We don’t need the data in bounding boxes 1 or 3 to run this query. We just need points in bounding box 2. File skipping lets us read one file instead of three for this query. Here are the bounding boxes for the files in the GeoParquet data lake:

+--------------------------------------------------------------+
|columns                                                       |
+--------------------------------------------------------------+
|{geometry -> {WKB, [Point], [2.0, 1.0, 3.0, 3.0], null, NULL}}|
|{geometry -> {WKB, [Point], [7.0, 1.0, 8.0, 2.0], null, NULL}}|
|{geometry -> {WKB, [Point], [5.0, 4.0, 6.0, 5.0], null, NULL}}|
+--------------------------------------------------------------+

Skipping entire files can result in massive performance gains.

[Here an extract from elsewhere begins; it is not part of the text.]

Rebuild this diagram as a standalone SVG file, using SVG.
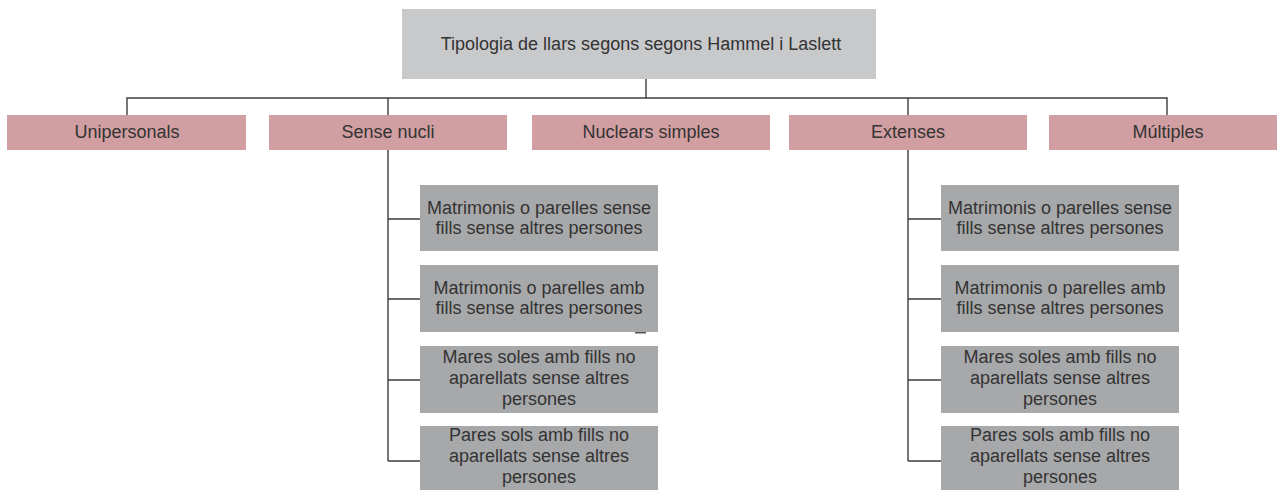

Advantages of GeoParquet files

As previously mentioned, GeoParquet files have many advantages over row-oriented files like CSV or GeoJSON:

• Column pruning
• Row group filtering
• Schema in the footer
• Good compressibility because of the columnar data layout

These are huge advantages but don’t offer the complete feature set that spatial data practitioners need.

Limitations of GeoParquet files

Parquet data lakes and GeoParquet data lakes face many of the same limitations as other data lakes:

• They don’t support reliable transactions
• Some Data Manipulation Language (“DML”) operations (e.g., update, delete) are not supported
• No concurrency protection
• Poor performance compared to databases for certain operations

To overcome these limitations, the data community has migrated to open table formats like Iceberg, Delta Lake, and Hudi.

Iceberg recently rolled out support for geometry and geography columns. This allows data practitioners to get the best features of open table formats and the benefits of Parquet files, where the data is stored. Iceberg overcomes the limitations of GeoParquet data lakes and allows for reliable transactions and easy access to common operations like updates and deletes.

Conclusion

GeoParquet is a significant innovation for the spatial data community. It provides geo engineers with embedded schemas, performance optimizations, and native support for geometry columns.

Spatial data engineers can also migrate to Iceberg now that it supports all these positive features of GeoParquet, and even more. Iceberg provides many useful open table features and is almost always a better option than vanilla GeoParquet (except for single file datasets that will never change or for compatibility with other engines).

Switching from legacy file formats like Shapefile, GeoPackage, CSV, GeoJSON to high-performance file formats like GeoParquet/Iceberg should immediately speed up your computational workflows.